L’opération en question a été lancée dans les années 1990, encore en plein dans les années sida. L’Europe connaissait des vagues d’immigration principalement en provenance d’Amérique latine et d’Asie du Sud-Est, des régions où le VIH était endémique. Il fallait donc délivrer le message de sensibilisation en l’adaptant à ces nouvelles populations qui arrivaient en Suisse.» Marianne Schweizer s’occupe alors du programme pendant 10 ans. Déjà à cette époque la question de l’immigration était centrale.

Questions de migration
«On voit tous les six mois des journalistes qui font les gros titres en disant que la concurrence se renforce dans le milieu de la prostitution en raison de la migration, détaille-telle. Mais c’est faux. Il y a toujours eu une forte concurrence et des vagues migratoires. La prostitution est un commerce et elle subit les mêmes aléas que les autres.» Ainsi lorsque l’on demande à l’ex-coordinatrice quelles sont les grandes évolutions qu’elle a constatées sur le terrain, les réponses ne sont jamais simples et elles ont le mérite de tordre le cou aux idées reçues. «La question de la prostitution est beaucoup plus complexe qu’on ne le pense. Il s’agit d’un miroir grossissant de la société. Quant à ceux qui se prostituent, c’est le plus souvent une stratégie économique.»

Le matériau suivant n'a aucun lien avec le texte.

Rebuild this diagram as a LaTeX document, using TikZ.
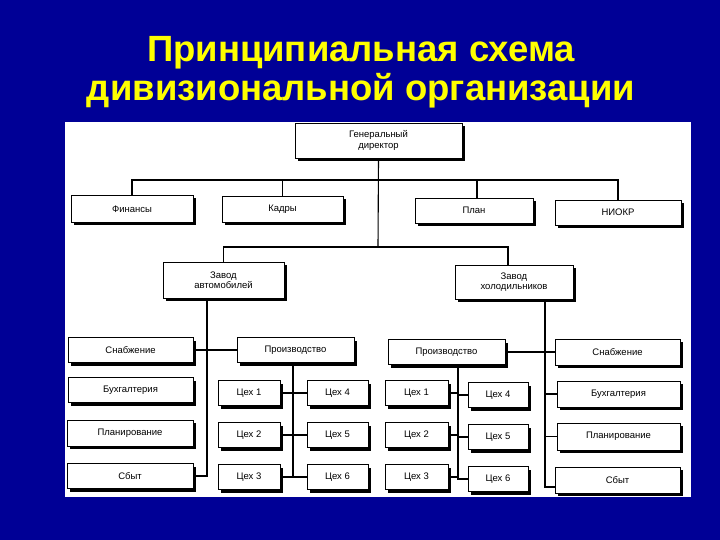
\documentclass[tikz,border=0pt]{standalone}
\usepackage{fontspec}
\setmainfont{Liberation Sans}
\usetikzlibrary{shadows}
\definecolor{slideblue}{RGB}{0,0,150}
\definecolor{titleyellow}{RGB}{255,255,0}
\tikzset{
  unit/.style={draw=black, line width=0.9pt, fill=white, inner sep=1pt,
    font=\fontsize{9.5}{10.5}\selectfont, align=center,
    drop shadow={shadow xshift=3pt, shadow yshift=-3pt, fill=black, opacity=1}},
  link/.style={draw=black, line width=1.1pt},
  titletext/.style={font=\fontsize{36.5}{42}\selectfont\bfseries, anchor=base, text=titleyellow}
}
\begin{document}
\begin{tikzpicture}[x=1pt,y=-1pt]
\useasboundingbox (0,0) rectangle (720,540);
\fill[slideblue] (0,0) rectangle (720,540);
% title
\node[titletext] (t1) at (361,62) {Принципиальная схема};
\node[titletext] (t2) at (361,101) {дивизиональной организации};
% panel
\fill[white] (65,122) rectangle (691,497);

% top level
\node[unit, minimum width=167pt, minimum height=35pt] (gd) at (378.5,140.5) {Генеральный\\директор};
\node[unit, minimum width=122pt, minimum height=27pt] (fin) at (132,209) {Финансы};
\node[unit, minimum width=121pt, minimum height=26pt] (kad) at (282.5,209) {Кадры};
\node[unit, minimum width=118pt, minimum height=25pt] (plan) at (474,210.5) {План};
\node[unit, minimum width=126pt, minimum height=25pt] (niokr) at (618,212.5) {НИОКР};

\coordinate (busA) at (378,180);
\coordinate (busB) at (378,247);
\draw[link] (fin.north) |- (busA) -| (niokr.north);
\draw[link] (kad.north) -- (kad.north |- busA);
\draw[link] ([xshift=3pt]plan.north) -- ([xshift=3pt]plan.north |- busA);
\draw[link] (gd.south) -- (busB);

% factories
\node[unit, minimum width=121pt, minimum height=36pt] (zavA) at (223.5,280) {Завод\\автомобилей};
\node[unit, minimum width=118pt, minimum height=34pt] (zavB) at (514,282) {Завод\\холодильников};
\draw[link] (zavA.north) |- (busB) -| ([xshift=-6pt]zavB.north);

% left division
\node[unit, minimum width=125pt, minimum height=25pt] (snabA) at (130.5,350) {Снабжение};
\node[unit, minimum width=117pt, minimum height=25pt] (prodA) at (295.5,350) {Производство};
\node[unit, minimum width=125pt, minimum height=25pt] (buhA) at (130.5,390) {Бухгалтерия};
\node[unit, minimum width=126pt, minimum height=26pt] (planA) at (130,433) {Планирование};
\node[unit, minimum width=126pt, minimum height=25pt] (sbytA) at (130,476) {Сбыт};
\draw[link] (snabA.east) -- (prodA.west);
\draw[link] ([xshift=-16.5pt]zavA.south) |- (sbytA.east);

\node[unit, minimum width=62pt, minimum height=25pt] (c1A) at (249,393) {Цех 1};
\node[unit, minimum width=62pt, minimum height=25pt] (c2A) at (249,435) {Цех 2};
\node[unit, minimum width=62pt, minimum height=25pt] (c3A) at (249,477) {Цех 3};
\node[unit, minimum width=61pt, minimum height=25pt] (c4A) at (337.5,393) {Цех 4};
\node[unit, minimum width=61pt, minimum height=25pt] (c5A) at (337.5,435) {Цех 5};
\node[unit, minimum width=61pt, minimum height=25pt] (c6A) at (337.5,477) {Цех 6};
\coordinate (vA) at (293,478);
\draw[link] ([xshift=-2.5pt]prodA.south) -- (vA);
\draw[link] (c1A.east) -- (c4A.west);
\draw[link] (c2A.east) -- (c5A.west);
\draw[link] (c3A.east) -- (c6A.west);

% right division
\node[unit, minimum width=117pt, minimum height=25pt] (prodB) at (446.5,352) {Производство};
\node[unit, minimum width=125pt, minimum height=26pt] (snabB) at (617.5,352) {Снабжение};
\node[unit, minimum width=123pt, minimum height=26pt] (buhB) at (618.5,394) {Бухгалтерия};
\node[unit, minimum width=123pt, minimum height=27pt] (planB) at (618.5,436.5) {Планирование};
\node[unit, minimum width=125pt, minimum height=26pt] (sbytB) at (617.5,480) {Сбыт};
\draw[link] (prodB.east) -- (snabB.west);
\coordinate (vB) at (545,487);
\draw[link] ([xshift=31pt]zavB.south) -- (vB) -- (sbytB.west |- vB);
\draw[link] (buhB.west) -- (buhB.west -| vB);
\draw[link] (planB.west) -- (planB.west -| vB);

\node[unit, minimum width=63pt, minimum height=25pt] (c1B) at (416.5,393) {Цех 1};
\node[unit, minimum width=63pt, minimum height=25pt] (c2B) at (416.5,435) {Цех 2};
\node[unit, minimum width=63pt, minimum height=25pt] (c3B) at (416.5,477) {Цех 3};
\node[unit, minimum width=60pt, minimum height=25pt] (c4B) at (498,395) {Цех 4};
\node[unit, minimum width=60pt, minimum height=25pt] (c5B) at (498,437) {Цех 5};
\node[unit, minimum width=60pt, minimum height=25pt] (c6B) at (498,479) {Цех 6};
\coordinate (vBc) at (458,480);
\draw[link] ([xshift=11.5pt]prodB.south) -- (vBc);
\draw[link] (c1B.east) -- (c1B.east -| vBc) |- (c4B.west);
\draw[link] (c2B.east) -- (c2B.east -| vBc) |- (c5B.west);
\draw[link] (c3B.east) -- (c3B.east -| vBc) |- (c6B.west);
\end{tikzpicture}
\end{document}
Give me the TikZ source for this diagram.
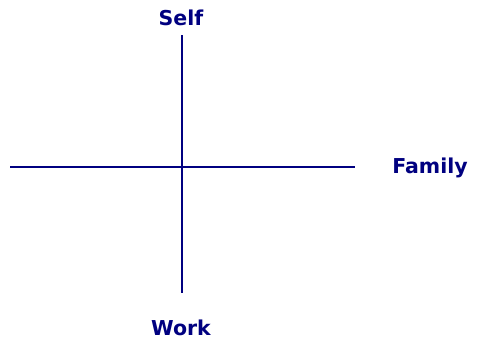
\documentclass[tikz,border=0pt]{standalone}
\usepackage{fontspec}
\setmainfont{DejaVu Sans}
\definecolor{navy}{HTML}{000080}
\begin{document}
\begin{tikzpicture}[x=1pt,y=-1pt,
  axis/.style={draw=navy,line width=1.3pt},
  lbl/.style={text=navy,font=\bfseries\fontsize{20.5}{24}\selectfont,inner sep=0pt}]
\useasboundingbox (0,0) rectangle (479,340);
\coordinate (top) at (182,35);
\coordinate (bot) at (182,293);
\coordinate (left) at (10,167);
\coordinate (right) at (355,167);
\draw[axis] (top) -- (bot);
\draw[axis] (left) -- (right);
\node[lbl,anchor=base] (self) at (181,25) {Self};
\node[lbl,anchor=base] (family) at (430,173) {Family};
\node[lbl,anchor=base] (work) at (181,335) {Work};
\end{tikzpicture}
\end{document}
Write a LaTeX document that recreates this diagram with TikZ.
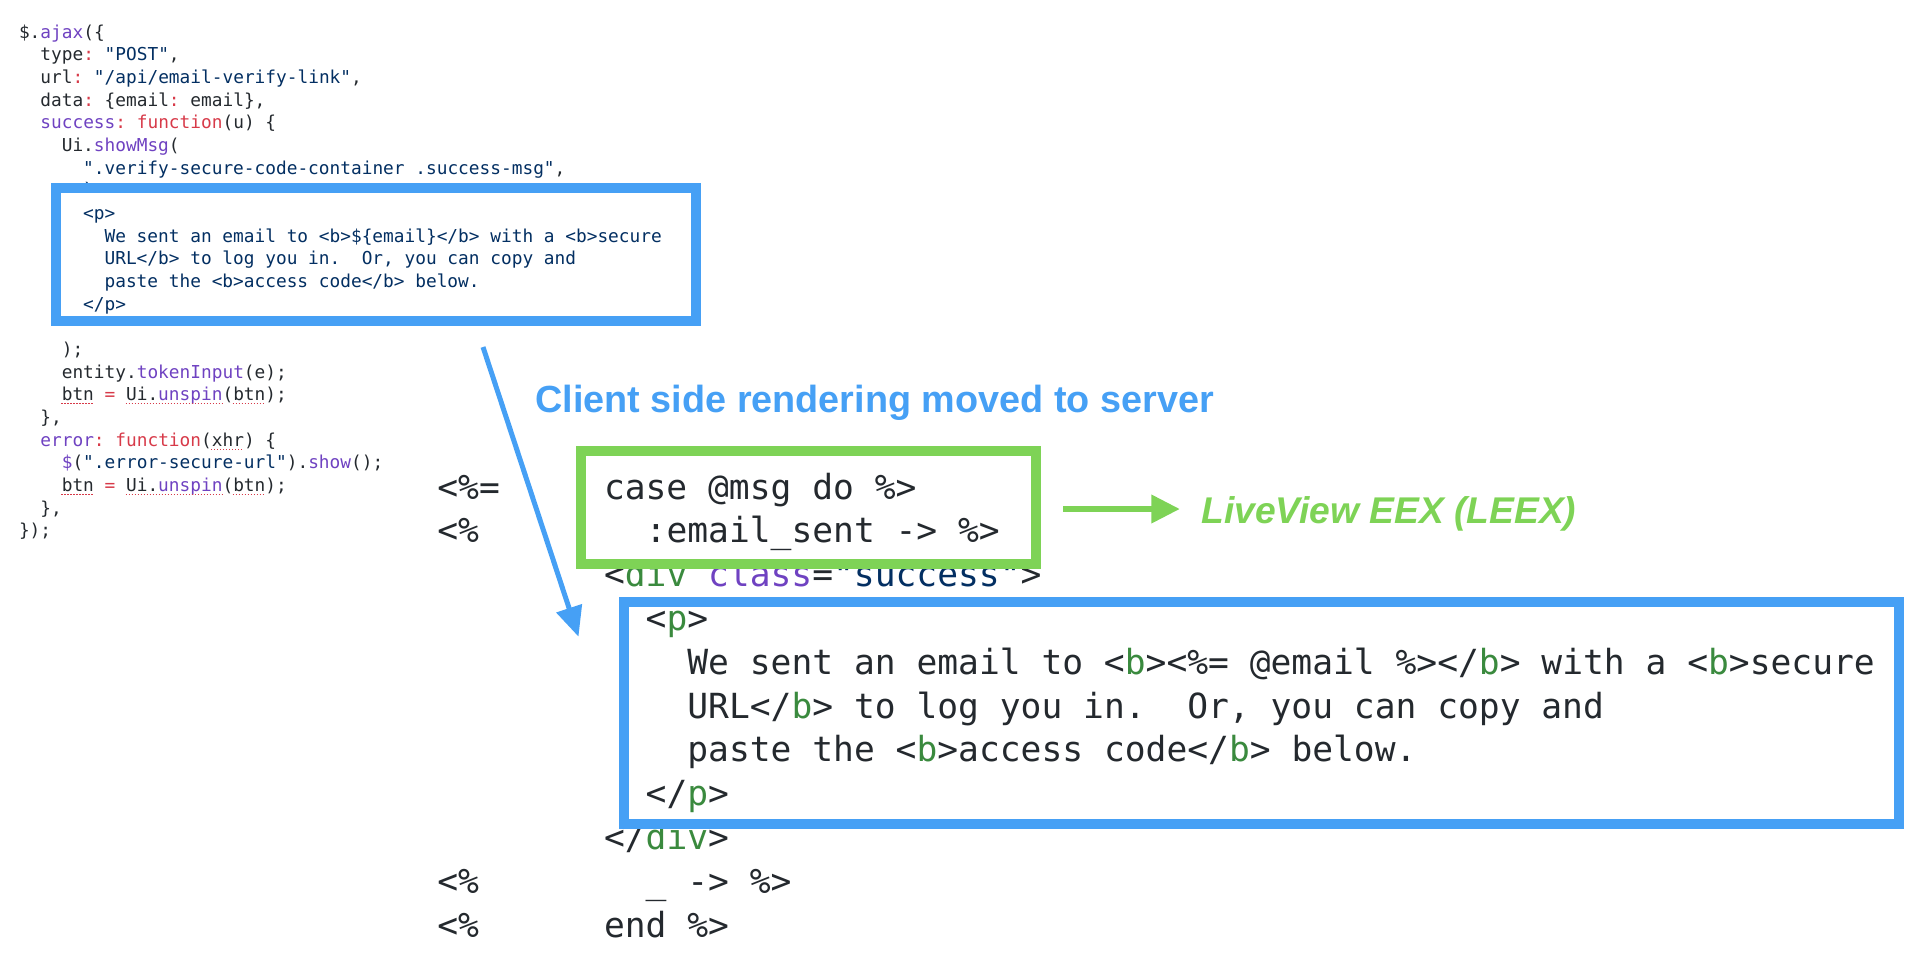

«La prostitution est un commerce et subit les mêmes aléas que les autres.» Marianne Schweizer

Mais Marianne Schweizer note néanmoins des changements frappants sur les plans juridique et administratif. Au fil du temps, on a eu de plus en plus de demandes et surtout de nouveaux types de demandes. Les questions administratives notamment se sont complexifiées. En cause, la loi sur la prostitution de 2010 qui, malgré toutes ses bonnes intentions, a eu pour effet de mettre en place des mesures de contrôle contre-productives. «Par exemple, la loi dit que dès que deux femmes louent un même studio, ça devient un salon de massage, éclaire Marianne Schweizer. Par conséquent, les femmes sont soumises à des exploitants et intermédiaires. La loi empêche l’autodétermination. Alors qu’en fait, louer un studio à plusieurs, c’est un moyen de se sentir davantage en sécurité et de partager les coûts.» Ce changement de loi a donc eu de nombreux effets sur le travail associatif. «C’était un moment fort de ces vingt années à Aspasie, comme d’ailleurs le décès de Grisélidis Réal.»

La suite du combat
Suite à la mort de la célèbre prostituée genevoise en 2005, ses enfants décident de confier la gestion de ses archives liées à la militance et la prostitution à Aspasie. «Nous avons alors créé une association afin de lancer des recherches de fonds. Le but était de traiter et mettre en valeur toutes les archives, mais au bout de deux ans l’État nous a coupé les vivres et le projet est resté sur pause.» Aujourd’hui à la retraite, l’un de ses principaux projets est de se consacrer à faire revivre ce projet. «J’ai des idées plein la tête et je ne prévois pas de m’ennuyer.»